NIEBEZPIECZNY WŁOCH NA DRODZE PAWŁA WIERZBICKIEGO
Również dzisiaj zmagania w mistrzostwach Europy rozpocznie Paweł Wierzbicki (+91 kg), który zanim przeszedł do boksu seniorskiego świętował przecież wielkie sukcesy w czasach młodzieżowych. Pięściarz z Sokółki jest w znakomitym nastroju i wierzy, że Bułgaria będzie dla niego szczęśliwa.
Szczęściu będzie trzeba jednak pomóc, a dziś poziom Pawła zweryfikuje niebezpieczny Guido Vianello. Włoch w 2012 roku, podczas młodzieżowych mistrzostw świata, spotkał się z Hughiem Furym, kuzynem najbliższego rywala Władimira Kliczki, Tysona. Przegrał wówczas z Brytyjczykiem w eliminacjach, a Hughie sięgnął po złoty krązek. Reprezentantowi Italii nie powiodło się również na Igrzyskach Europejskich w Baku, gdzie w eliminacjach odpadł z Deanem Gardinerem z Irlandii. Sukcesem zaś zakończył ubiegłoroczny czempionat Unii Europejskiej, gdzie dopiero w finale uległ Fraserowi Clarke'owi.

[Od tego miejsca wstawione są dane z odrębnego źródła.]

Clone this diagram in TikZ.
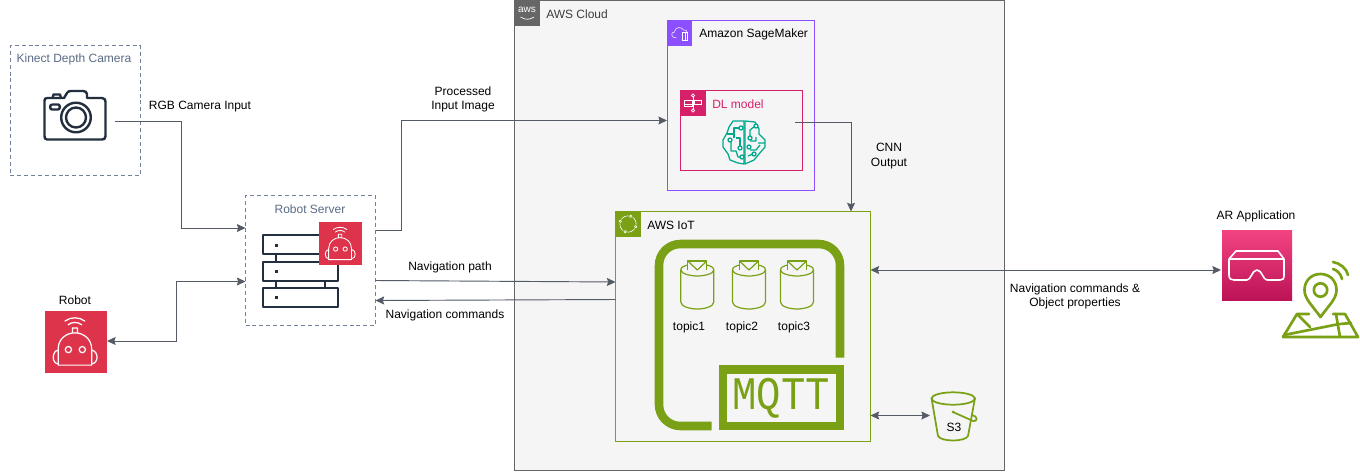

Na arenach World Series of Boxing Vianello zaliczył kilka znaczących sukcesów, pokonując m.in. Maxima Babanina z Russian Boxing Team czy niewygodnego Cama Awesome'a z USA Knockouts. Włoch imponuje warunkami fizycznymi i w tym aspekcie będzie górował nad Wierzbickim, bowiem mierzy blisko dwa metry.